Figure scripts
╭──
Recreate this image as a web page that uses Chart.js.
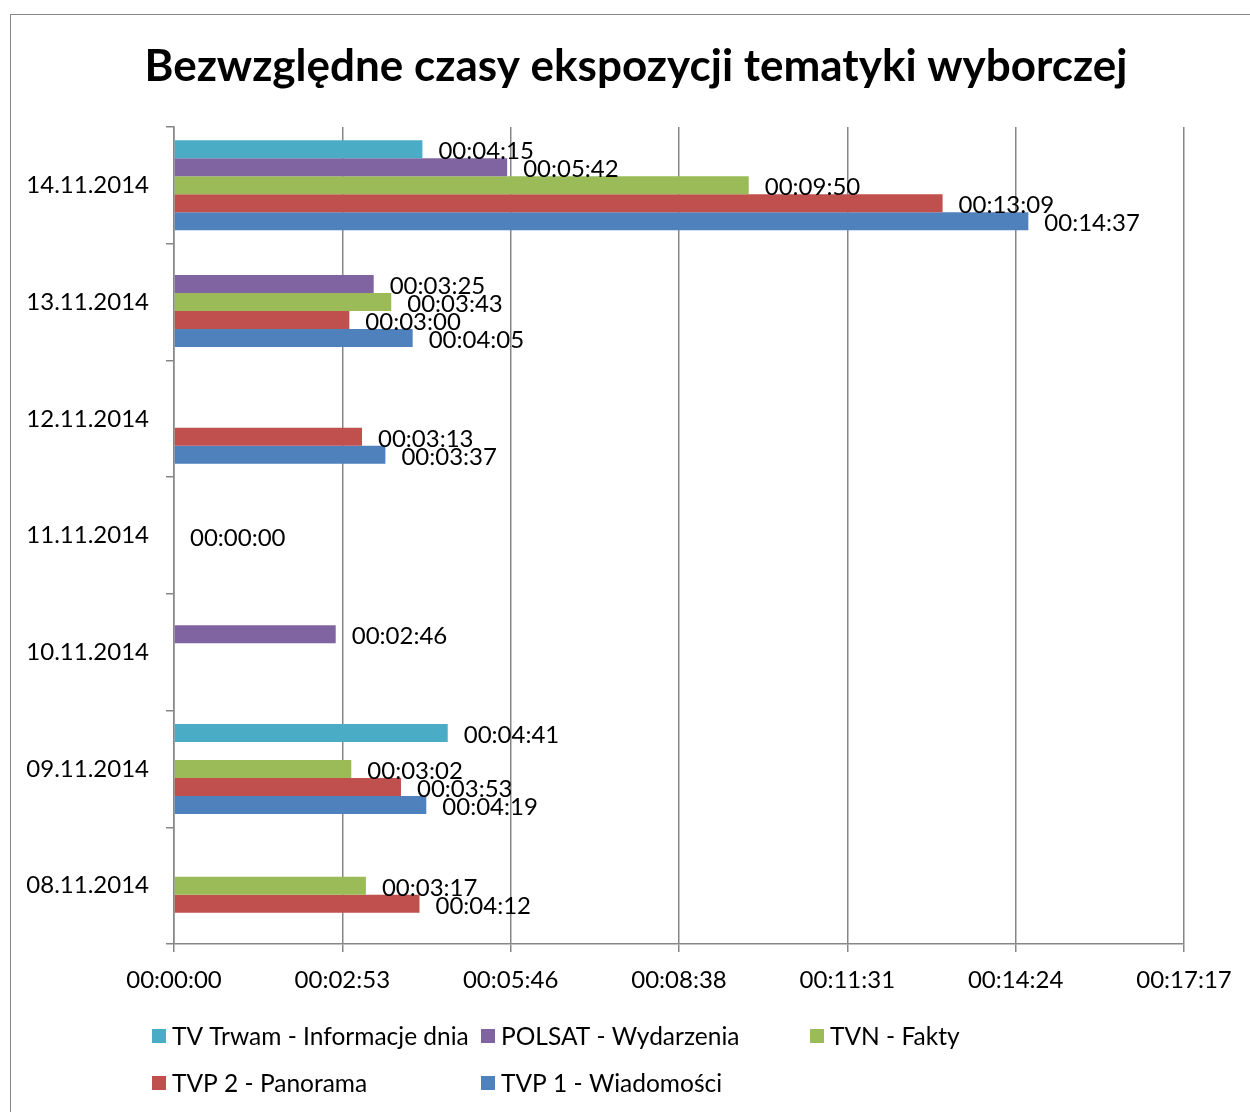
<!DOCTYPE html>
<html lang="pl">
<head>
<meta charset="utf-8">
<title>Bezwzględne czasy ekspozycji tematyki wyborczej</title>
<script src="https://cdn.jsdelivr.net/npm/chart.js@4.4.1/dist/chart.umd.min.js"></script>
<style>
    html, body { margin: 0; padding: 0; background: #fff; overflow: hidden; }
    #wrap { position: relative; width: 1250px; height: 1112px; }
    #frame { position: absolute; left: 10px; top: 14px; width: 1300px; height: 1200px;
             border: 1px solid #868686; box-sizing: border-box; pointer-events: none; }
    #chart { position: absolute; left: 0; top: 0; }
</style>
</head>
<body>
<div id="wrap">
    <canvas id="chart" width="1250" height="1112"></canvas>
    <div id="frame"></div>
</div>
<script>
// Dane (czasy w sekundach)
const title = 'Bezwzględne czasy ekspozycji tematyki wyborczej';
const categories = ['14.11.2014', '13.11.2014', '12.11.2014', '11.11.2014', '10.11.2014', '09.11.2014', '08.11.2014'];
const seriesNames = ['TV Trwam - Informacje dnia', 'POLSAT - Wydarzenia', 'TVN - Fakty', 'TVP 2 - Panorama', 'TVP 1 - Wiadomości'];
const tvTrwam = [255, null, null, null, null, 281, null];
const polsat  = [342, 205, null, null, 166, null, null];
const tvn     = [590, 223, null, 0, null, 182, 197];
const tvp2    = [789, 180, 193, null, null, 233, 252];
const tvp1    = [877, 245, 217, null, null, 259, null];
const seriesColors = ['#4BACC6', '#8064A2', '#9BBB59', '#C0504D', '#4F81BD'];
const xTickLabels = ['00:00:00', '00:02:53', '00:05:46', '00:08:38', '00:11:31', '00:14:24', '00:17:17'];
const xStep = 172.8; // 0,002 doby

const FONT = 'Lato';
const AXIS = '#868686';

function fmt(sec) {
    const h = Math.floor(sec / 3600);
    const m = Math.floor((sec % 3600) / 60);
    const s = Math.round(sec % 60);
    return [h, m, s].map(n => String(n).padStart(2, '0')).join(':');
}

// Etykiety danych przy końcach słupków
const valueLabels = {
    id: 'valueLabels',
    afterDatasetsDraw(chart) {
        const ctx = chart.ctx;
        ctx.save();
        ctx.font = '24px ' + FONT;
        ctx.fillStyle = '#000';
        ctx.textAlign = 'left';
        ctx.textBaseline = 'alphabetic';
        chart.data.datasets.forEach((ds, i) => {
            const meta = chart.getDatasetMeta(i);
            meta.data.forEach((el, j) => {
                const v = ds.data[j];
                if (v === null) return;
                ctx.fillText(fmt(v), el.x + 16, el.y + 10);
            });
        });
        ctx.restore();
    }
};

// Tytuł i legenda
const decorations = {
    id: 'decorations',
    afterDraw(chart) {
        const ctx = chart.ctx;
        ctx.save();
        ctx.fillStyle = '#000';
        ctx.font = 'bold 44px ' + FONT;
        ctx.textAlign = 'center';
        ctx.textBaseline = 'alphabetic';
        ctx.fillText(title, 636, 81);

        ctx.font = '24.5px ' + FONT;
        ctx.textAlign = 'left';
        chart.data.datasets.forEach((ds, i) => {
            const col = i % 3, row = Math.floor(i / 3);
            const x = 152 + col * 329;
            const y = 1036 + row * 47;
            ctx.fillStyle = ds.backgroundColor;
            ctx.fillRect(x, y - 7, 14, 14);
            ctx.fillStyle = '#000';
            ctx.fillText(ds.label, x + 20, y + 8.5);
        });
        ctx.restore();
    }
};

const seriesData = [tvTrwam, polsat, tvn, tvp2, tvp1];

new Chart(document.getElementById('chart'), {
    type: 'bar',
    data: {
        labels: categories,
        datasets: seriesNames.map((name, i) => ({
            label: name,
            data: seriesData[i],
            backgroundColor: seriesColors[i],
            borderWidth: 0,
            barPercentage: 1,
            categoryPercentage: 0.771
        }))
    },
    options: {
        indexAxis: 'y',
        responsive: false,
        animation: false,
        layout: { padding: { top: 127, right: 66, bottom: 108, left: 0 } },
        plugins: {
            legend: { display: false },
            title: { display: false },
            tooltip: { enabled: false }
        },
        scales: {
            y: {
                type: 'category',
                afterFit(scale) { scale.width = 174; },
                grid: { offset: true, drawOnChartArea: false, drawTicks: true, tickLength: 8, color: AXIS, lineWidth: 1.5 },
                border: { display: true, color: AXIS, width: 1.5 },
                ticks: { color: '#000', padding: 17, font: { family: FONT, size: 24 } }
            },
            x: {
                type: 'linear',
                min: 0,
                max: xStep * (xTickLabels.length - 1),
                afterFit(scale) { scale.height = 60; },
                afterBuildTicks(scale) {
                    scale.ticks = xTickLabels.map((_, i) => ({ value: i * xStep }));
                },
                grid: { color: AXIS, lineWidth: 1.5, tickLength: 8 },
                border: { display: true, color: AXIS, width: 1.5 },
                ticks: {
                    color: '#000', padding: 14, maxRotation: 0, autoSkip: false,
                    font: { family: FONT, size: 24 },
                    callback: (v, i) => xTickLabels[i]
                }
            }
        }
    },
    plugins: [valueLabels, decorations]
});
</script>
</body>
</html>
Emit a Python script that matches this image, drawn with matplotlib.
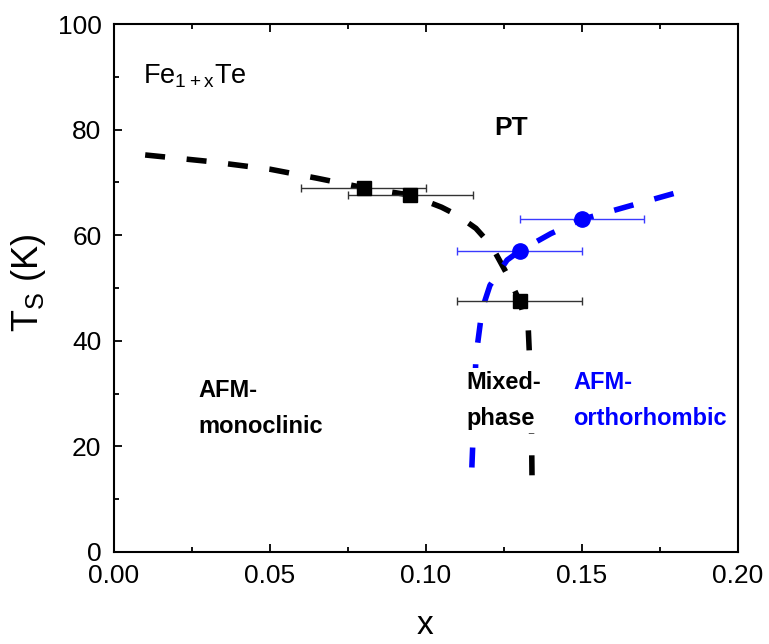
import matplotlib
matplotlib.use("Agg")
import matplotlib.pyplot as plt
from matplotlib.ticker import MultipleLocator, FormatStrFormatter

# data
sq_x = [0.08, 0.095, 0.13]
sq_y = [69.0, 67.6, 47.5]
sq_xerr = [0.02, 0.02, 0.02]

ci_x = [0.13, 0.15]
ci_y = [57.0, 63.0]
ci_xerr = [0.02, 0.02]

# guide-to-the-eye boundaries
black_x = [0.01, 0.03, 0.05, 0.065, 0.08, 0.095, 0.105, 0.11, 0.116, 0.121, 0.126, 0.13, 0.1328, 0.1337, 0.134]
black_y = [75.2, 74.0, 72.5, 70.8, 69.0, 67.6, 65.3, 63.8, 61.3, 58.0, 52.6, 47.5, 42.0, 30.0, 13.0]

blue_x = [0.1147, 0.1153, 0.116, 0.118, 0.1205, 0.126, 0.13, 0.14, 0.15, 0.165, 0.18]
blue_y = [16.0, 25.0, 37.0, 46.0, 50.5, 55.3, 57.0, 60.3, 63.0, 65.5, 68.0]

plt.rcParams['font.family'] = ['Liberation Sans', 'DejaVu Sans']
plt.rcParams['mathtext.default'] = 'regular'

fig = plt.figure(figsize=(7.69, 6.44), dpi=100)
ax = fig.add_axes([0.1482, 0.1429, 0.8115, 0.8198])

ax.plot(black_x, black_y, color='black', lw=4, dashes=(3.6, 3.9), zorder=2)
ax.plot(blue_x, blue_y, color='blue', lw=4, dashes=(3.6, 3.9), zorder=2)

ax.errorbar(sq_x, sq_y, xerr=sq_xerr, fmt='s', color='black', ms=10,
            ecolor='#333333', elinewidth=1.0, capsize=3.2, capthick=1.0, zorder=3)
ax.errorbar(ci_x, ci_y, xerr=ci_xerr, fmt='o', color='blue', ms=11,
            ecolor='#3a3aff', elinewidth=1.0, capsize=3.2, capthick=1.0, zorder=3)

ax.text(0.0093, 88.8, 'Fe$_{1+x}$Te', fontsize=19.5, va='baseline', ha='left')
ax.text(0.1272, 79.0, 'PT', fontsize=19, fontweight='bold', va='baseline', ha='center')
ax.text(0.0272, 27.2, 'AFM-\nmonoclinic', fontsize=17, fontweight='bold',
        va='center', ha='left', linespacing=1.75)
ax.text(0.1131, 28.7, 'Mixed-\nphase', fontsize=17, fontweight='bold',
        va='center', ha='left', linespacing=1.75, zorder=4,
        bbox=dict(facecolor='white', edgecolor='none', pad=2))
ax.text(0.1473, 28.7, 'AFM-\northorhombic', fontsize=17, fontweight='bold',
        color='blue', va='center', ha='left', linespacing=1.75)

ax.set_xlim(0, 0.2)
ax.set_ylim(0, 100)
ax.xaxis.set_major_locator(MultipleLocator(0.05))
ax.xaxis.set_minor_locator(MultipleLocator(0.025))
ax.xaxis.set_major_formatter(FormatStrFormatter('%.2f'))
ax.yaxis.set_major_locator(MultipleLocator(20))
ax.yaxis.set_minor_locator(MultipleLocator(10))

ax.tick_params(which='both', direction='in', top=True, right=False, width=1.3)
ax.tick_params(which='major', length=6, labelsize=19, pad=9)
ax.tick_params(which='minor', length=3.5)
for s in ax.spines.values():
    s.set_linewidth(1.5)

ax.set_xlabel('x', fontsize=24)
ax.set_ylabel('T$_S$ (K)', fontsize=26)
ax.xaxis.set_label_coords(0.498, -0.11)
ax.yaxis.set_label_coords(-0.105, 0.51)

fig.savefig('out.png', dpi=100)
╰──
◆ **Short task**: Quote only the lines running from the line with "Emit a Python" to the line with "color='blue', va='center', ha='left', linespacing=1.75)", ends included, exactly as they appear and without the pictures.

◆ **Exercise response**:
Emit a Python script that matches this image, drawn with matplotlib.
import matplotlib
matplotlib.use("Agg")
import matplotlib.pyplot as plt
from matplotlib.ticker import MultipleLocator, FormatStrFormatter

# data
sq_x = [0.08, 0.095, 0.13]
sq_y = [69.0, 67.6, 47.5]
sq_xerr = [0.02, 0.02, 0.02]

ci_x = [0.13, 0.15]
ci_y = [57.0, 63.0]
ci_xerr = [0.02, 0.02]

# guide-to-the-eye boundaries
black_x = [0.01, 0.03, 0.05, 0.065, 0.08, 0.095, 0.105, 0.11, 0.116, 0.121, 0.126, 0.13, 0.1328, 0.1337, 0.134]
black_y = [75.2, 74.0, 72.5, 70.8, 69.0, 67.6, 65.3, 63.8, 61.3, 58.0, 52.6, 47.5, 42.0, 30.0, 13.0]

blue_x = [0.1147, 0.1153, 0.116, 0.118, 0.1205, 0.126, 0.13, 0.14, 0.15, 0.165, 0.18]
blue_y = [16.0, 25.0, 37.0, 46.0, 50.5, 55.3, 57.0, 60.3, 63.0, 65.5, 68.0]

plt.rcParams['font.family'] = ['Liberation Sans', 'DejaVu Sans']
plt.rcParams['mathtext.default'] = 'regular'

fig = plt.figure(figsize=(7.69, 6.44), dpi=100)
ax = fig.add_axes([0.1482, 0.1429, 0.8115, 0.8198])

ax.plot(black_x, black_y, color='black', lw=4, dashes=(3.6, 3.9), zorder=2)
ax.plot(blue_x, blue_y, color='blue', lw=4, dashes=(3.6, 3.9), zorder=2)

ax.errorbar(sq_x, sq_y, xerr=sq_xerr, fmt='s', color='black', ms=10,
            ecolor='#333333', elinewidth=1.0, capsize=3.2, capthick=1.0, zorder=3)
ax.errorbar(ci_x, ci_y, xerr=ci_xerr, fmt='o', color='blue', ms=11,
            ecolor='#3a3aff', elinewidth=1.0, capsize=3.2, capthick=1.0, zorder=3)

ax.text(0.0093, 88.8, 'Fe$_{1+x}$Te', fontsize=19.5, va='baseline', ha='left')
ax.text(0.1272, 79.0, 'PT', fontsize=19, fontweight='bold', va='baseline', ha='center')
ax.text(0.0272, 27.2, 'AFM-\nmonoclinic', fontsize=17, fontweight='bold',
        va='center', ha='left', linespacing=1.75)
ax.text(0.1131, 28.7, 'Mixed-\nphase', fontsize=17, fontweight='bold',
        va='center', ha='left', linespacing=1.75, zorder=4,
        bbox=dict(facecolor='white', edgecolor='none', pad=2))
ax.text(0.1473, 28.7, 'AFM-\northorhombic', fontsize=17, fontweight='bold',
        color='blue', va='center', ha='left', linespacing=1.75)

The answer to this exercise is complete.